Дело Живаго. Кремль, ЦРУ и битва за запрещенную книгу - страница 18



[105] глубоко и упорно думал о Сталине, как художник – впервые. Утром прочел известье. Потрясен так, точно был рядом, жил и видел».

Неизвестно, как отнесся Сталин к этому странному посланию и намеку на ясновидение. После самоубийства жены Сталин расчувствовался, плакал и «говорил, что он тоже не хочет больше жить». Послание Пастернака, среди многочисленных изъявлений верности, он, возможно, счел словами юродивого. В выходившем в Нью-Йорке русскоязычном эмигрантском «Новом журнале» Михаил Коряков писал: «Отныне[106], после 17 ноября 1932 года… Пастернак, сам того не сознавая, вторгся в личную жизнь Сталина и стал частью его внутреннего мира». Если диктатор, в ответ на такие слова, в самом деле защитил поэта в то время, когда уничтожались другие, Пастернак не мог этого знать; и у него Сталин вызывал холодный страх.
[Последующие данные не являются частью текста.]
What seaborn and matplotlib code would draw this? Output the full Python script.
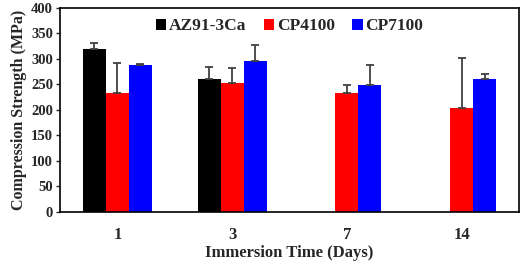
import numpy as np
import pandas as pd
import matplotlib
matplotlib.use("Agg")
import matplotlib.pyplot as plt
import seaborn as sns

days = ["1", "3", "7", "14"]
series = ["AZ91-3Ca", "CP4100", "CP7100"]
az91_mean = [320, 261, np.nan, np.nan]
az91_err = [11, 24, np.nan, np.nan]
cp4100_mean = [233, 252, 233, 204]
cp4100_err = [59, 31, 16, 97]
cp7100_mean = [288, 297, 249, 261]
cp7100_err = [2, 31, 39, 10]
colors = ["#000000", "#ff0000", "#0000ff"]

means = [az91_mean, cp4100_mean, cp7100_mean]
errs = [az91_err, cp4100_err, cp7100_err]
rows = []
for name, m, e in zip(series, means, errs):
    for d, v, s in zip(days, m, e):
        rows.append({"Day": d, "Sample": name, "Strength": v, "Err": s})
df = pd.DataFrame(rows)

sns.set_style("white")
plt.rcParams["font.family"] = ["Liberation Serif", "DejaVu Serif"]
plt.rcParams["font.weight"] = "bold"

fig = plt.figure(figsize=(5.26, 2.66), dpi=100)
ax = fig.add_axes([0.114, 0.203, 0.873, 0.767])

sns.barplot(data=df, x="Day", y="Strength", hue="Sample", order=days,
            hue_order=series, palette=colors, width=0.6, errorbar=None,
            saturation=1, linewidth=0, ax=ax)

# one-sided (upper) error bars on top of each drawn bar
for name, container in zip(series, ax.containers):
    sub = df[df["Sample"] == name].set_index("Day").loc[days]
    for bar, v, s in zip(container, sub["Strength"], sub["Err"]):
        if np.isnan(v):
            continue
        xc = bar.get_x() + bar.get_width() / 2
        ax.errorbar(xc, v, yerr=[[0], [s]], fmt="none", ecolor="#404040",
                    elinewidth=1.3, capsize=3, capthick=1.3)

ax.set_ylim(0, 400)
ax.set_yticks(range(0, 401, 50))
ax.set_xlim(-0.5, 3.5)
ax.set_ylabel("Compression Strength (MPa)", fontsize=11.5, fontweight="bold",
              labelpad=3)
ax.set_xlabel("Immersion Time (Days)", fontsize=12, fontweight="bold",
              labelpad=1)
ax.tick_params(axis="y", labelsize=10.5, length=3, direction="out", left=True,
               width=1, pad=2)
ax.tick_params(axis="x", labelsize=12, length=0, pad=11)
for lbl in ax.get_xticklabels() + ax.get_yticklabels():
    lbl.set_fontweight("bold")
for sp in ax.spines.values():
    sp.set_color("black")
    sp.set_linewidth(1.2)

ax.legend(loc="upper center", ncol=3, frameon=False,
          handlelength=0.6, handleheight=0.6, handletextpad=0.15,
          columnspacing=1.0, borderaxespad=0.2,
          prop={"weight": "bold", "size": 12.5})

fig.savefig("out.png", dpi=100)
Как-то вечером в апреле 1934 г. Пастернак встретился с Осипом Мандельштамом на Тверском бульваре. Мандельштама – страстного, самоуверенного[107] и блестящего собеседника – Пастернак признавал равным себе мастером. Помимо всего прочего, Мандельштам имел неосторожность критиковать режим при посторонних. Прямо на улице, так как «у стен есть уши», он прочел Пастернаку свои новые стихи о Сталине:

Мы живем, под собою не чуя страны[108],
Наши речи за десять шагов не слышны,
А где хватит на полразговорца,
Там припомнят кремлевского горца.
Его толстые пальцы, как черви, жирны,
И слова, как пудовые гири, верны,
Тараканьи смеются усища
И сияют его голенища.
А вокруг него сброд тонкошеих вождей,
Он играет услугами полулюдей.
Кто свистит, кто мяучит, кто хнычет,
Он один лишь бабачит и тычет,
Как подкову, дарит за указом указ:
Кому в пах, кому в лоб, кому в бровь, кому в глаз.
Что ни казнь у него – то малина,
И широкая грудь осетина.

В ОГПУ попал другой вариант[109] начала: «только слышно кремлевского горца, / Душегубца и мужикоборца». «Вы мне ничего не читали, я ничего не слышал[110], – сказал Пастернак, – потому что, знаете, сейчас творятся очень опасные вещи. Начали сажать людей». Он назвал стихотворение «актом самоубийства» и просил Мандельштама больше никому его не читать. Мандельштам не послушал; естественно, его выдали. Рано утром 17 мая за Мандельштамом пришли. Накануне к ним приехала Анна Ахматова; она ночевала у Мандельштамов. Во время обыска хозяева и гостья сидели молча в страхе; было так тихо, что они слышали, как сосед играет на гавайской гитаре[111]. Проводившие обыск агенты взрезали корешки книг, чтобы проверить, не спрятана ли там копия крамольных стихов, но так ничего и не нашли. Мандельштам не записал стихотворение на бумаге. Было уже светло, когда поэта отвезли на Лубянку, внушительный комплекс в центре Москвы, где размещалось Объединенное государственное политическое управление. Следователь показал Мандельштаму копию стихотворения – должно быть, записанную осведомителем по памяти. Мандельштам понял, что обречен[112].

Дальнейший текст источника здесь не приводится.